Trump ‘Infrastructure Deal’ Possible Now Only With Larouche’s Policy, and With International Partners

President Donald J. Trump and First Lady Melania Trump join the Prime Minister of Japan Shinzo Abe and his wife, Mrs. Akie Abe, for dinner at Inakaya restaurant Sunday, May 26, 2019, in Tokyo. (Official White House Photo by Andrea Hanks)

The effect on House Democrats of “legal assassin” Robert Mueller’s effective call for impeachment yesterday, signifies that no “deal” for infrastructure legislation will be made between Democratic leaders and President Trump for the foreseeable future.

This was in fact, already true given what Rep. Peter DeFazio acknowledged to the Washington Post May 27, that his party, to his chagrin, would not back any tax increase for infrastructure unless Trump introduced it first — if then. Trump had said in a Fox interview May 19: “What they want me to do is say, ‘Well, what we’ll do is raise taxes, and we’ll do this and this and this,’ and then they’ll have a news conference. ‘See, Trump wants to raise taxes.'” With more and more Democrats focussed on “investigating” and impeaching the President, this could not happen. And by that time it was clear the Republicans in Congress and in Trump’s own staff — on orders from Wall Street, Club for Growth, Grover Norquist, et al. — would support neither new borrowing to invest in infrastructure, nor any tax, nor any combination of the two.

In reality, decisions to fund infrastructure investments result directly from decisions on what must be built, and how urgently — as Lyndon LaRouche often noted in his economic writings. LaRouche’s “four economic laws” policy specified the urgency of building new, high-technology and high energy-flux density projects: high-speed rail and mag-lev transport systems, multi-function dam and water-management systems across river basins and aquifers, port and rail freight interfaces, third- and fourth-generation nuclear fission reactors, and a crash program to break through to fusion power. Space exploration, LaRouche says, will provide the overarching science driver through new “Apollo Projects” if the education and funding for them is mobilized.
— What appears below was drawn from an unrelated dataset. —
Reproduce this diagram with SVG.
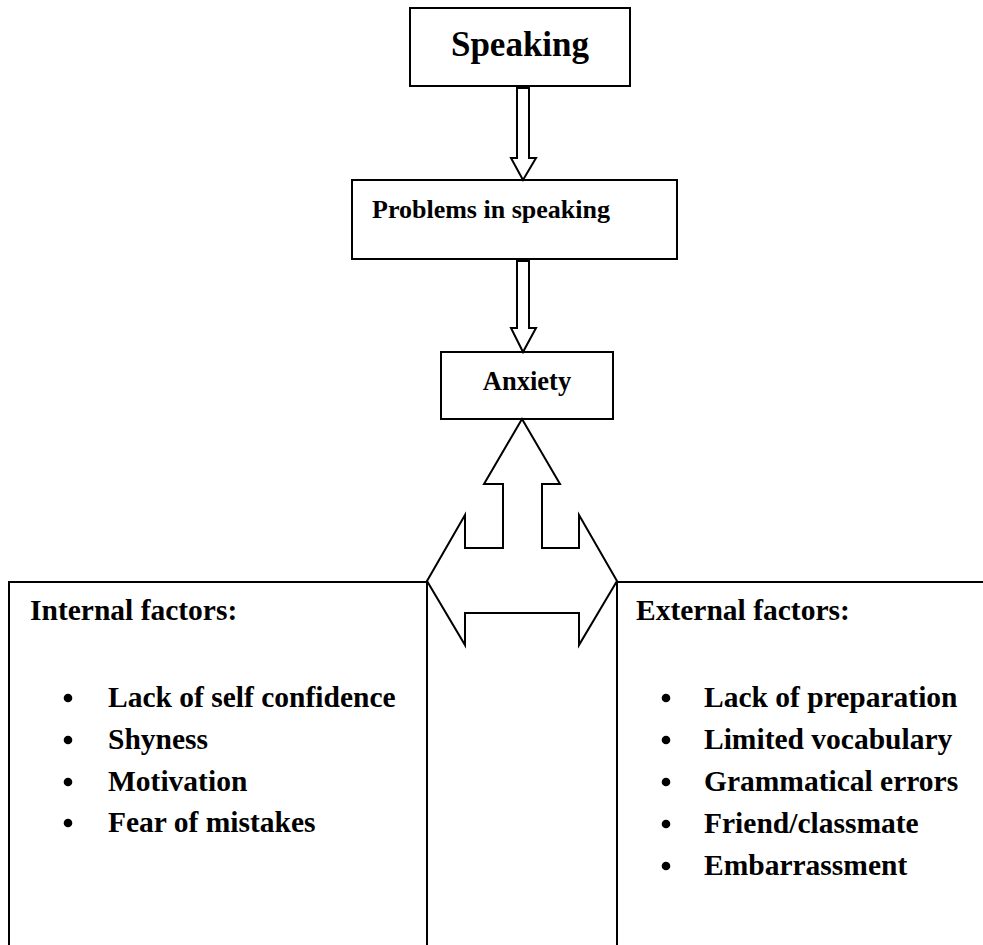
<svg xmlns="http://www.w3.org/2000/svg" width="983" height="945" viewBox="0 0 983 945">
<style>
.box{fill:#fff;stroke:#000;stroke-width:2}
.arr{fill:#fff;stroke:#000;stroke-width:2;stroke-linejoin:miter}
text{font-family:"Liberation Serif","Times New Roman",serif;font-weight:bold;fill:#000}
.b{fill:#000}
</style>
<rect width="983" height="945" fill="#fff"/>
<g id="internal">
<path class="box" d="M9,945 V582 H427 V945"/>
<text x="30" y="620" font-size="29.5">Internal factors:</text>
<circle class="b" cx="68" cy="698" r="4.3"/><text x="108" y="707" font-size="29.5">Lack of self confidence</text>
<circle class="b" cx="68" cy="740" r="4.3"/><text x="108" y="749" font-size="29.5">Shyness</text>
<circle class="b" cx="68" cy="782" r="4.3"/><text x="108" y="791" font-size="29.5">Motivation</text>
<circle class="b" cx="68" cy="823" r="4.3"/><text x="108" y="832" font-size="29.5">Fear of mistakes</text>
</g>
<g id="external">
<path class="box" d="M617,945 V582 H990"/>
<text x="636" y="620" font-size="29.5">External factors:</text>
<circle class="b" cx="666" cy="698" r="4.3"/><text x="704" y="707" font-size="29.5">Lack of preparation</text>
<circle class="b" cx="666" cy="740" r="4.3"/><text x="704" y="749" font-size="29.5">Limited vocabulary</text>
<circle class="b" cx="666" cy="782" r="4.3"/><text x="704" y="791" font-size="29.5">Grammatical errors</text>
<circle class="b" cx="666" cy="824" r="4.3"/><text x="704" y="833" font-size="29.5">Friend/classmate</text>
<circle class="b" cx="666" cy="866" r="4.3"/><text x="704" y="875" font-size="29.5">Embarrassment</text>
</g>
<g id="speaking">
<rect class="box" x="410" y="8" width="220" height="78"/>
<text x="520" y="56" font-size="35" text-anchor="middle">Speaking</text>
</g>
<g id="problems">
<rect class="box" x="352" y="180" width="325" height="79"/>
<text x="372" y="218" font-size="26">Problems in speaking</text>
</g>
<g id="anxiety">
<rect class="box" x="441" y="352" width="172" height="67"/>
<text x="527" y="390" font-size="26.5" text-anchor="middle">Anxiety</text>
</g>
<g id="connectors">
<path class="arr" d="M517,88 V158 H511 L523,180 L536,158 H529 V88 Z"/>
<path class="arr" d="M517,261 V328 H511 L523,352 L536,328 H529 V261 Z"/>
<path class="arr" d="M522,419 L484,484 H503 V548 H465 V515 L427,581 L465,645 V613 H579 V645 L617,581 L579,515 V548 H542 V484 H560 Z"/>
</g>
</svg>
Proceeding from these purposes, LaRouche insisted on Glass-Steagall bank reorganization at the start; no private banks would or could participate in such national rebuilding projects unless put under Glass-Steagall regulation. And the national credit institution to fund the process would base its credit issuance on the increased productive employment and productivity of the next generation, to repay the debt the nation would incur.

Currently, Members of the U.S. Congress show no awareness of such urgent purposes: In fact, they can watch the agricultural and industrial center of the country overrun by months of devastating floods, and not think of new Federal flood-control infrastructure! Consequently they think about “paying for” $2 trillion or other postulated infrastructure investments, solely in terms of unreal “talking points” distributed by party leaders.

A Trump-Democrats deal thus might have been worse than none. The Democrats’ “Party” legislation would be Rosa DeLauro’s relentlessly “green” National Infrastructure Bank Act. This is not only a far smaller authorization than $2 trillion; each infrastructure category is required to be judged on a) immediate job creation and b) contribution to mitigating climate change.

A far better step now offers itself to the President: a deal with Mexico’s President Andres Manuel Lopez Obrador on the Mexico/Central America Development Plan which AMLO — as he is known — has now twice publicly asked the United States to join and support. This is a $30-40 billion development plan for cross-isthmus and North-South railroads and associated port development, combined with a new interconnected electricity grid across the region and agro-industrial development projects in southern Mexico and the Northern Triangle countries of Central America. Its purpose is to reduce migration and increase security, through development and reducing poverty.

President Trump has already tentatively committed some U.S. Federal credit, through the USAID development bank, to this development plan, as has Mexico, which is asking that he increase the commitment. This is the kind of purpose for which such credit should and does flow. China is doing this all across Eurasia and Africa, and in South America, through its Belt and Road Initiative. Such a step with Mexico could lead in the direction of cooperation in projects between the world’s two most important nations.